L’invito (interessato) di Pechino alla pace e il sostegno alla soluzione dei due Stati
Ma quale è, allora, la posizione della Cina? Fedele al principio ufficiale di “non ingerenza” negli affari di altri Stati, Pechino si è trovata spiazzata dall’offensiva di Hamas. Il ministero degli Esteri, attraverso il portavoce Mao Ning, ha chiesto un rapido cessate il fuoco, condannato le violenze contro i civili e ribadito il sostegno alla soluzione dei due Stati. «Crediamo sempre che il dialogo e i negoziati siano fondamentali.

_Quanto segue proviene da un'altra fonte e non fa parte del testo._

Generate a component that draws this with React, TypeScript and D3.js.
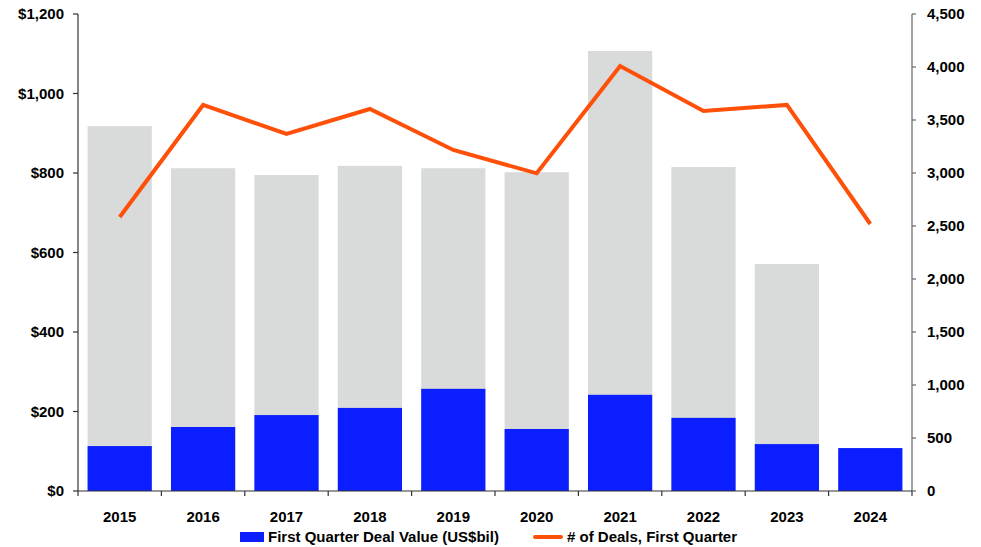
import React from "react";
import * as d3 from "d3";

const years = ["2015", "2016", "2017", "2018", "2019", "2020", "2021", "2022", "2023", "2024"];
const totalValue = [918, 812, 795, 818, 812, 802, 1107, 815, 571, 0];
const q1Value = [113, 161, 191, 209, 257, 156, 242, 184, 118, 108];
const dealCount = [2585, 3642, 3368, 3604, 3217, 2997, 4009, 3585, 3642, 2519];
const leftTicks = [0, 200, 400, 600, 800, 1000, 1200];
const rightTicks = [0, 500, 1000, 1500, 2000, 2500, 3000, 3500, 4000, 4500];

export default function App() {
  const W = 981, H = 547;
  const x0 = 78, x1 = 912, yTop = 14, yBot = 491;
  const x = d3.scaleBand().domain(years).range([x0, x1]).paddingInner(0.23).paddingOuter(0.115);
  const yL = d3.scaleLinear().domain([0, 1200]).range([yBot, yTop]);
  const yR = d3.scaleLinear().domain([0, 4500]).range([yBot, yTop]);
  const step = (x1 - x0) / years.length;
  const line = d3.line<number>().x((_, i) => x(years[i])! + x.bandwidth() / 2).y((d) => yR(d));
  const font = "'Liberation Sans', Arial, sans-serif";
  const fs = 15;
  const fmtL = (v: number) => "$" + d3.format(",")(v);
  return (
    <svg width={W} height={H} style={{ position: "absolute", left: 0, top: 0, background: "#fff" }} fontFamily={font}>
      {years.map((yr, i) =>
        totalValue[i] > 0 ? (
          <rect key={"g" + yr} x={x(yr)} y={yL(totalValue[i])} width={x.bandwidth()} height={yBot - yL(totalValue[i])} fill="#D9DADA" />
        ) : null
      )}
      {years.map((yr, i) => (
        <rect key={"b" + yr} x={x(yr)} y={yL(q1Value[i])} width={x.bandwidth()} height={yBot - yL(q1Value[i])} fill="#0A1EFF" />
      ))}
      <path d={line(dealCount)!} fill="none" stroke="#FF5009" strokeWidth={4} strokeLinejoin="miter" />
      {/* left axis */}
      <line x1={x0} x2={x0} y1={yTop} y2={yBot} stroke="#333" strokeWidth={1.2} />
      {leftTicks.map((t) => (
        <g key={"l" + t}>
          <line x1={x0 - 5} x2={x0} y1={yL(t)} y2={yL(t)} stroke="#333" strokeWidth={1.2} />
          <text x={x0 - 14} y={yL(t)} dy="0.35em" textAnchor="end" fontSize={fs} fontWeight="bold" fill="#000">{fmtL(t)}</text>
        </g>
      ))}
      {/* right axis */}
      <line x1={x1} x2={x1} y1={yTop} y2={yBot} stroke="#666" strokeWidth={1.2} />
      {rightTicks.map((t) => (
        <g key={"r" + t}>
          <line x1={x1} x2={x1 + 4} y1={yR(t)} y2={yR(t)} stroke="#666" strokeWidth={1.2} />
          <text x={x1 + 15} y={yR(t)} dy="0.35em" textAnchor="start" fontSize={fs} fontWeight="bold" fill="#000">{d3.format(",")(t)}</text>
        </g>
      ))}
      {/* bottom axis */}
      <line x1={x0} x2={x1} y1={yBot} y2={yBot} stroke="#333" strokeWidth={1.2} />
      {d3.range(years.length + 1).map((i) => (
        <line key={"bt" + i} x1={x0 + i * step} x2={x0 + i * step} y1={yBot} y2={yBot + 5} stroke="#333" strokeWidth={1.2} />
      ))}
      {years.map((yr) => (
        <text key={"xl" + yr} x={x(yr)! + x.bandwidth() / 2} y={517} dy="0.35em" textAnchor="middle" fontSize={fs} fontWeight="bold" fill="#000">{yr}</text>
      ))}
      {/* legend */}
      <rect x={240} y={532} width={24} height={10} fill="#0A1EFF" />
      <text x={268} y={537} dy="0.35em" fontSize={fs} fontWeight="bold" fill="#000">First Quarter Deal Value (US$bil)</text>
      <line x1={535} x2={561} y1={537} y2={537} stroke="#FF5009" strokeWidth={4} strokeLinecap="round" />
      <text x={567} y={537} dy="0.35em" fontSize={fs} fontWeight="bold" fill="#000"># of Deals, First Quarter</text>
    </svg>
  );
}
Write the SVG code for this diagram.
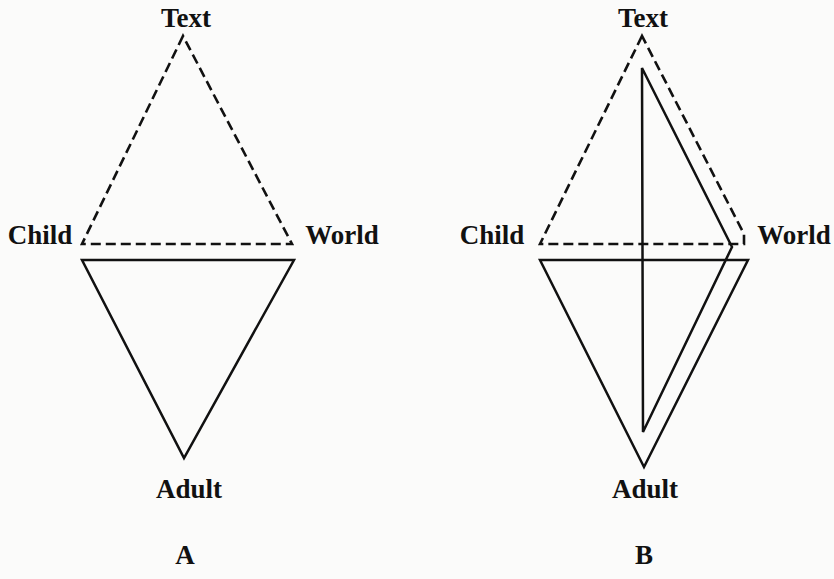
<svg xmlns="http://www.w3.org/2000/svg" width="834" height="579" viewBox="0 0 834 579">
<style>
.bg{fill:#fbfbfa}
.lbl{font-family:"Liberation Serif",serif;font-size:27px;font-weight:bold;fill:#111}
.dash{fill:none;stroke:#111;stroke-width:2.6;stroke-dasharray:10 5;stroke-linejoin:miter}
.solid{fill:none;stroke:#111;stroke-width:2.5;stroke-linejoin:miter}
</style>
<rect class="bg" x="0" y="0" width="834" height="579"/>
<g id="diagramA">
<g id="connectorsA">
<path class="dash" d="M183,36 L82,244 L292,244 Z"/>
<path class="solid" d="M82,260 L294,260 L184,458 Z"/>
</g>
<g id="A-text"><text class="lbl" x="186" y="27" text-anchor="middle">Text</text></g>
<g id="A-child"><text class="lbl" x="40" y="244" text-anchor="middle">Child</text></g>
<g id="A-world"><text class="lbl" x="342" y="244" text-anchor="middle">World</text></g>
<g id="A-adult"><text class="lbl" x="189" y="498" text-anchor="middle">Adult</text></g>
<g id="A-label"><text class="lbl" x="185" y="564" text-anchor="middle">A</text></g>
</g>
<g id="diagramB">
<g id="connectorsB">
<path class="dash" d="M642,36 L540,244 L744,244 L744,234 Z"/>
<path class="solid" d="M540,260 L748,260 L644,467 Z"/>
<path class="solid" d="M642,68 L732,247 L643,432 Z"/>
</g>
<g id="B-text"><text class="lbl" x="643" y="27" text-anchor="middle">Text</text></g>
<g id="B-child"><text class="lbl" x="492" y="244" text-anchor="middle">Child</text></g>
<g id="B-world"><text class="lbl" x="794" y="244" text-anchor="middle">World</text></g>
<g id="B-adult"><text class="lbl" x="645" y="498" text-anchor="middle">Adult</text></g>
<g id="B-label"><text class="lbl" x="644" y="564" text-anchor="middle">B</text></g>
</g>
</svg>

Per risolvere il ciclo di conflitti tra israeliani e palestinesi è necessario riavviare i colloqui di pace, attuare la soluzione dei due Stati, promuovere una soluzione rapida e adeguata dei problemi attraverso strumenti politici», ha dichiarato Mao, sottolineando che la Cina è un’amica tanto di Israele quanto dell’Autorità palestinese. Agli occhi degli Stati Uniti, la posizione della Cina è a dir poco ambigua. È per questo che il leader della maggioranza democratica al Senato Usa, Chuck Schumer, ora in visita in Cina, ha fatto presente al capo della diplomazia cinese, Wang Yi, di essere rimasto «molto deluso» dalla dichiarazione di Pechino, e del fatto che la Cina non abbia «mostrato vicinanza o sostegno per Israele». Poco importa. Xi sa che mantenere la terzietà è la mossa più saggia per salvaguardare gli interessi nella regione.